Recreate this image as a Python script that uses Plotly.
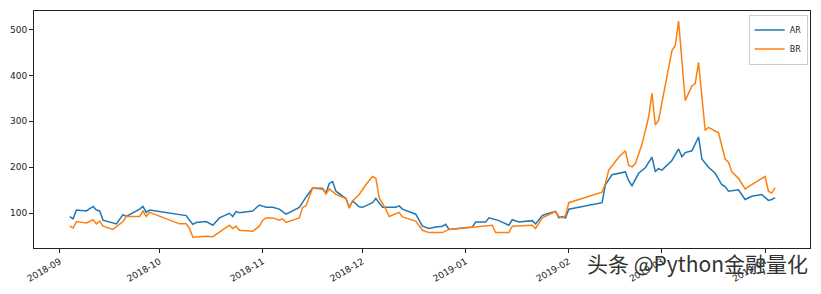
import plotly.graph_objects as go

ar_dates = ["2018-09-04","2018-09-05","2018-09-06","2018-09-09","2018-09-11","2018-09-12","2018-09-13","2018-09-14",
            "2018-09-18","2018-09-20","2018-09-21","2018-09-25","2018-09-26","2018-09-27","2018-09-28",
            "2018-10-09","2018-10-10","2018-10-11","2018-10-12","2018-10-15","2018-10-17","2018-10-19","2018-10-22",
            "2018-10-23","2018-10-24","2018-10-25","2018-10-29","2018-10-31","2018-11-02","2018-11-04","2018-11-06",
            "2018-11-08","2018-11-12","2018-11-13","2018-11-14","2018-11-16","2018-11-19","2018-11-20","2018-11-21",
            "2018-11-22","2018-11-23","2018-11-26","2018-11-27","2018-11-28","2018-11-30","2018-12-01","2018-12-03",
            "2018-12-04","2018-12-05","2018-12-07","2018-12-11","2018-12-12","2018-12-13","2018-12-17","2018-12-19",
            "2018-12-21","2018-12-23","2018-12-25","2018-12-26","2018-12-27","2019-01-03","2019-01-04","2019-01-07",
            "2019-01-08","2019-01-11","2019-01-14","2019-01-15","2019-01-17","2019-01-21","2019-01-22","2019-01-24",
            "2019-01-25","2019-01-28","2019-01-29","2019-01-30","2019-01-31","2019-02-01","2019-02-11","2019-02-12",
            "2019-02-14","2019-02-18","2019-02-19","2019-02-20","2019-02-22","2019-02-24","2019-02-26","2019-02-27",
            "2019-02-28","2019-03-01","2019-03-04","2019-03-06","2019-03-07","2019-03-08","2019-03-10","2019-03-12",
            "2019-03-13","2019-03-15","2019-03-17","2019-03-19","2019-03-20","2019-03-21","2019-03-24","2019-03-26",
            "2019-03-28","2019-03-31","2019-04-02","2019-04-03","2019-04-04"]
ar_values = [93, 88, 107, 105, 115, 107, 105, 85,
             77, 97, 93, 109, 115, 102, 107,
             95, 85, 76, 80, 82, 74, 90, 100,
             93, 104, 101, 105, 118, 113, 113, 109,
             98, 113, 125, 135, 155, 153, 144, 165,
             169, 148, 132, 113, 127, 114, 113, 120,
             123, 132, 113, 113, 116, 109, 98, 72,
             67, 70, 72, 76, 65, 70, 81, 81,
             90, 84, 74, 86, 81, 84, 77, 95,
             98, 104, 90, 93, 90, 109, 123, 162,
             184, 190, 171, 160, 187, 199, 222, 191,
             197, 194, 215, 240, 223, 232, 236, 266,
             218, 200, 187, 162, 158, 148, 151, 130,
             137, 141, 128, 130, 134]

br_dates = ["2018-09-04","2018-09-05","2018-09-06","2018-09-09","2018-09-11","2018-09-12","2018-09-13","2018-09-14",
            "2018-09-17","2018-09-20","2018-09-21","2018-09-25","2018-09-26","2018-09-27","2018-09-28",
            "2018-10-07","2018-10-09","2018-10-10","2018-10-11","2018-10-15","2018-10-17","2018-10-18","2018-10-19",
            "2018-10-22","2018-10-23","2018-10-24","2018-10-25","2018-10-29","2018-10-31","2018-11-01","2018-11-02",
            "2018-11-04","2018-11-06","2018-11-07","2018-11-08","2018-11-12","2018-11-13","2018-11-14","2018-11-16",
            "2018-11-19","2018-11-20","2018-11-21","2018-11-23","2018-11-26","2018-11-27","2018-11-28","2018-11-30",
            "2018-12-02","2018-12-04","2018-12-05","2018-12-06","2018-12-08","2018-12-09","2018-12-12","2018-12-13",
            "2018-12-17","2018-12-19","2018-12-21","2018-12-25","2018-12-27","2019-01-09","2019-01-10","2019-01-14",
            "2019-01-15","2019-01-21","2019-01-22","2019-01-24","2019-01-28","2019-01-29","2019-01-30","2019-01-31",
            "2019-02-01","2019-02-11","2019-02-12","2019-02-13","2019-02-16","2019-02-18","2019-02-19","2019-02-20",
            "2019-02-21","2019-02-23","2019-02-25","2019-02-26","2019-02-27","2019-02-28","2019-03-03","2019-03-04",
            "2019-03-05","2019-03-06","2019-03-08","2019-03-10","2019-03-11","2019-03-12","2019-03-14","2019-03-15",
            "2019-03-18","2019-03-20","2019-03-21","2019-03-22","2019-03-24","2019-03-26","2019-03-27","2019-04-01",
            "2019-04-02","2019-04-03","2019-04-04"]
br_values = [72, 68, 82, 79, 86, 77, 83, 72,
             65, 82, 93, 93, 105, 93, 102,
             77, 77, 67, 48, 50, 49, 54, 58,
             74, 67, 72, 63, 61, 72, 85, 90,
             90, 85, 88, 80, 90, 113, 116, 155,
             155, 142, 153, 141, 132, 111, 127, 141,
             162, 180, 176, 134, 109, 93, 102, 92,
             83, 63, 58, 58, 65, 74, 58, 58,
             72, 74, 67, 90, 104, 93, 90, 95,
             123, 146, 165, 194, 222, 236, 204, 201,
             208, 250, 310, 361, 292, 303, 416, 454,
             465, 518, 345, 377, 382, 428, 280, 287,
             275, 218, 211, 190, 176, 153, 158, 180,
             148, 144, 156]

series_names = ["AR", "BR"]
colors = ["#1f77b4", "#ff7f0e"]
y_ticks = [100, 200, 300, 400, 500]

fig = go.Figure()
for name, xs, ys, c in [(series_names[0], ar_dates, ar_values, colors[0]),
                        (series_names[1], br_dates, br_values, colors[1])]:
    fig.add_trace(go.Scatter(x=xs, y=ys, mode="lines", name=name,
                             line=dict(color=c, width=1.5)))

axis_common = dict(showgrid=False, zeroline=False, showline=True, linecolor="#222",
                   linewidth=1, mirror=True, ticks="outside", ticklen=4, tickcolor="#222",
                   tickfont=dict(family="DejaVu Sans", size=9, color="#222"))

fig.update_layout(
    width=821, height=294,
    margin=dict(l=29, r=10, t=11, b=39),
    paper_bgcolor="white", plot_bgcolor="white",
    showlegend=True,
    legend=dict(x=0.997, y=0.985, xanchor="right", yanchor="top",
                bgcolor="rgba(255,255,255,0.9)", bordercolor="#ccc", borderwidth=1,
                font=dict(family="DejaVu Sans", size=8, color="#222"),
                tracegroupgap=0, itemwidth=30),
    xaxis=dict(type="date", range=["2018-08-24 06:00", "2019-04-14 12:00"],
               dtick="M1", tick0="2018-09-01", tickformat="%Y-%m", tickangle=-30,
               **axis_common),
    yaxis=dict(range=[24.5, 540], tickvals=y_ticks, **axis_common),
)

fig.add_annotation(text="头条 @Python金融量化", xref="paper", yref="paper",
                   x=1.0, y=-0.062, xanchor="right", yanchor="middle", showarrow=False,
                   font=dict(family="Noto Sans CJK SC", size=21, color="#333"))

fig.write_html("out.html")
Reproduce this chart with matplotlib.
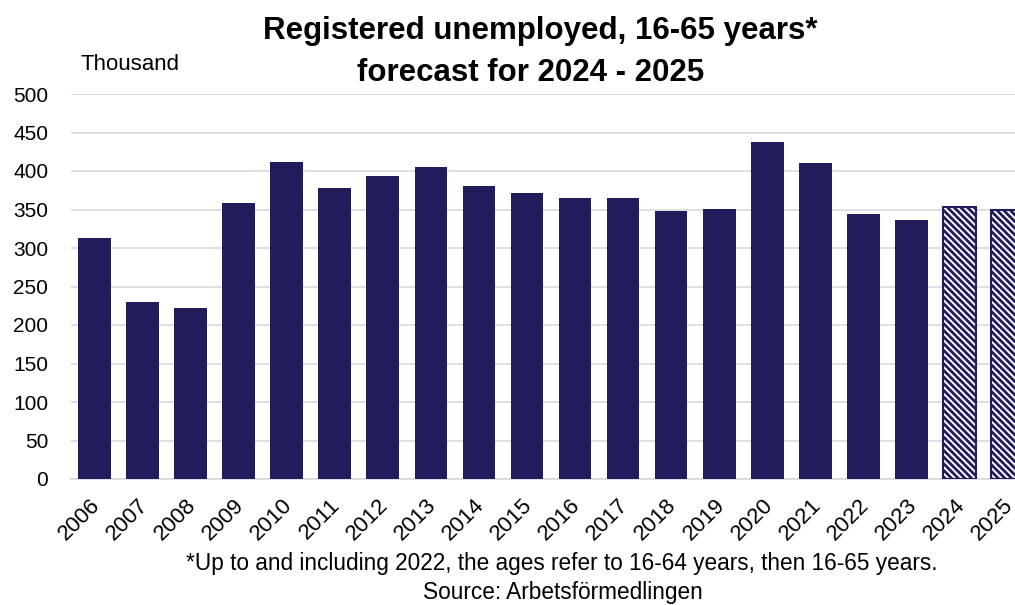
import matplotlib
matplotlib.use("Agg")
import matplotlib.pyplot as plt
import matplotlib.transforms as mtransforms
import numpy as np

plt.rcParams['font.family'] = ['Liberation Sans', 'DejaVu Sans']
plt.rcParams['hatch.linewidth'] = 2.0

years = ['2006', '2007', '2008', '2009', '2010', '2011', '2012', '2013', '2014', '2015',
         '2016', '2017', '2018', '2019', '2020', '2021', '2022', '2023', '2024', '2025']
values = [313, 230, 222, 358, 412, 378, 393, 405, 380, 371,
          365, 365, 348, 351, 438, 410, 344, 336, 353, 350]
forecast = [False] * 18 + [True, True]

navy = '#211C5C'

fig = plt.figure(figsize=(10.15, 6.05), dpi=100)
ax = fig.add_axes([70.5 / 1015, 126 / 605, 961 / 1015, 385 / 605])

x = np.arange(len(years))
for xi, v, f in zip(x, values, forecast):
    if f:
        ax.bar(xi, v, width=0.68, color='white', edgecolor=navy, hatch='\\\\\\\\\\',
               linewidth=1.5, zorder=3)
    else:
        ax.bar(xi, v, width=0.68, color=navy, zorder=3)

ax.set_xlim(-0.5, len(years) - 0.5)
ax.set_ylim(0, 500)
ax.set_yticks(range(0, 501, 50))
ax.yaxis.grid(True, color='#D9D9D9', linewidth=1.2, zorder=0)
ax.set_axisbelow(True)
for s in ['top', 'right', 'left']:
    ax.spines[s].set_visible(False)
ax.spines['bottom'].set_color('#D9D9D9')
ax.spines['bottom'].set_linewidth(1.2)
ax.tick_params(axis='both', length=0)
ax.tick_params(axis='y', pad=16, labelsize=15)
ax.set_xticks(x)
ax.set_xticklabels(years, rotation=45, ha='right', rotation_mode='anchor', fontsize=16)
ax.tick_params(axis='x', pad=11)
offset = mtransforms.ScaledTranslation(-5 / 100, 0, fig.dpi_scale_trans)
for lab in ax.get_xticklabels():
    lab.set_transform(lab.get_transform() + offset)

fig.text(0.532, 0.948, 'Registered unemployed, 16-65 years*', ha='center', va='center',
         fontsize=22.5, fontweight='bold')
fig.text(0.523, 0.879, 'forecast for 2024 - 2025', ha='center', va='center',
         fontsize=22.5, fontweight='bold')
fig.text(0.079, 0.893, 'Thousand', ha='left', va='center', fontsize=16)
fig.text(0.553, 0.069, '*Up to and including 2022, the ages refer to 16-64 years, then 16-65 years.',
         ha='center', va='center', fontsize=16.3)
fig.text(0.555, 0.021, 'Source: Arbetsförmedlingen', ha='center', va='center', fontsize=16.3)

fig.savefig('out.png', dpi=100)
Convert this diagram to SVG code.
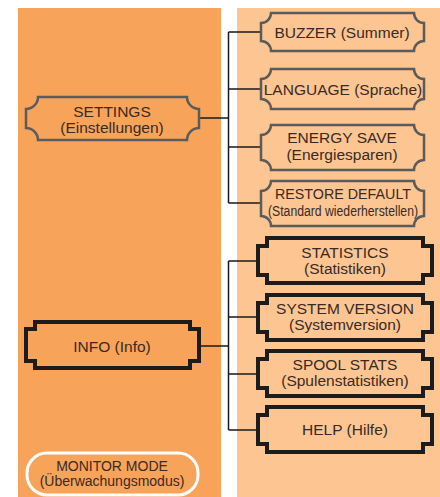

**WHAT IS ASKED**
Please retype the lines from the one that contains "Reproduce this chart with matplotlib." to the final line of the records, both included, exactly as written and without any pictures.

**SOLUTION TO THE EXERCISE**
Reproduce this chart with matplotlib.
import matplotlib
matplotlib.use("Agg")
import matplotlib.pyplot as plt
import matplotlib.transforms as mtransforms
import numpy as np

plt.rcParams['font.family'] = ['Liberation Sans', 'DejaVu Sans']
plt.rcParams['hatch.linewidth'] = 2.0

years = ['2006', '2007', '2008', '2009', '2010', '2011', '2012', '2013', '2014', '2015',
         '2016', '2017', '2018', '2019', '2020', '2021', '2022', '2023', '2024', '2025']
values = [313, 230, 222, 358, 412, 378, 393, 405, 380, 371,
          365, 365, 348, 351, 438, 410, 344, 336, 353, 350]
forecast = [False] * 18 + [True, True]

navy = '#211C5C'

fig = plt.figure(figsize=(10.15, 6.05), dpi=100)
ax = fig.add_axes([70.5 / 1015, 126 / 605, 961 / 1015, 385 / 605])

x = np.arange(len(years))
for xi, v, f in zip(x, values, forecast):
    if f:
        ax.bar(xi, v, width=0.68, color='white', edgecolor=navy, hatch='\\\\\\\\\\',
               linewidth=1.5, zorder=3)
    else:
        ax.bar(xi, v, width=0.68, color=navy, zorder=3)

ax.set_xlim(-0.5, len(years) - 0.5)
ax.set_ylim(0, 500)
ax.set_yticks(range(0, 501, 50))
ax.yaxis.grid(True, color='#D9D9D9', linewidth=1.2, zorder=0)
ax.set_axisbelow(True)
for s in ['top', 'right', 'left']:
    ax.spines[s].set_visible(False)
ax.spines['bottom'].set_color('#D9D9D9')
ax.spines['bottom'].set_linewidth(1.2)
ax.tick_params(axis='both', length=0)
ax.tick_params(axis='y', pad=16, labelsize=15)
ax.set_xticks(x)
ax.set_xticklabels(years, rotation=45, ha='right', rotation_mode='anchor', fontsize=16)
ax.tick_params(axis='x', pad=11)
offset = mtransforms.ScaledTranslation(-5 / 100, 0, fig.dpi_scale_trans)
for lab in ax.get_xticklabels():
    lab.set_transform(lab.get_transform() + offset)

fig.text(0.532, 0.948, 'Registered unemployed, 16-65 years*', ha='center', va='center',
         fontsize=22.5, fontweight='bold')
fig.text(0.523, 0.879, 'forecast for 2024 - 2025', ha='center', va='center',
         fontsize=22.5, fontweight='bold')
fig.text(0.079, 0.893, 'Thousand', ha='left', va='center', fontsize=16)
fig.text(0.553, 0.069, '*Up to and including 2022, the ages refer to 16-64 years, then 16-65 years.',
         ha='center', va='center', fontsize=16.3)
fig.text(0.555, 0.021, 'Source: Arbetsförmedlingen', ha='center', va='center', fontsize=16.3)

fig.savefig('out.png', dpi=100)
Convert this diagram to SVG code.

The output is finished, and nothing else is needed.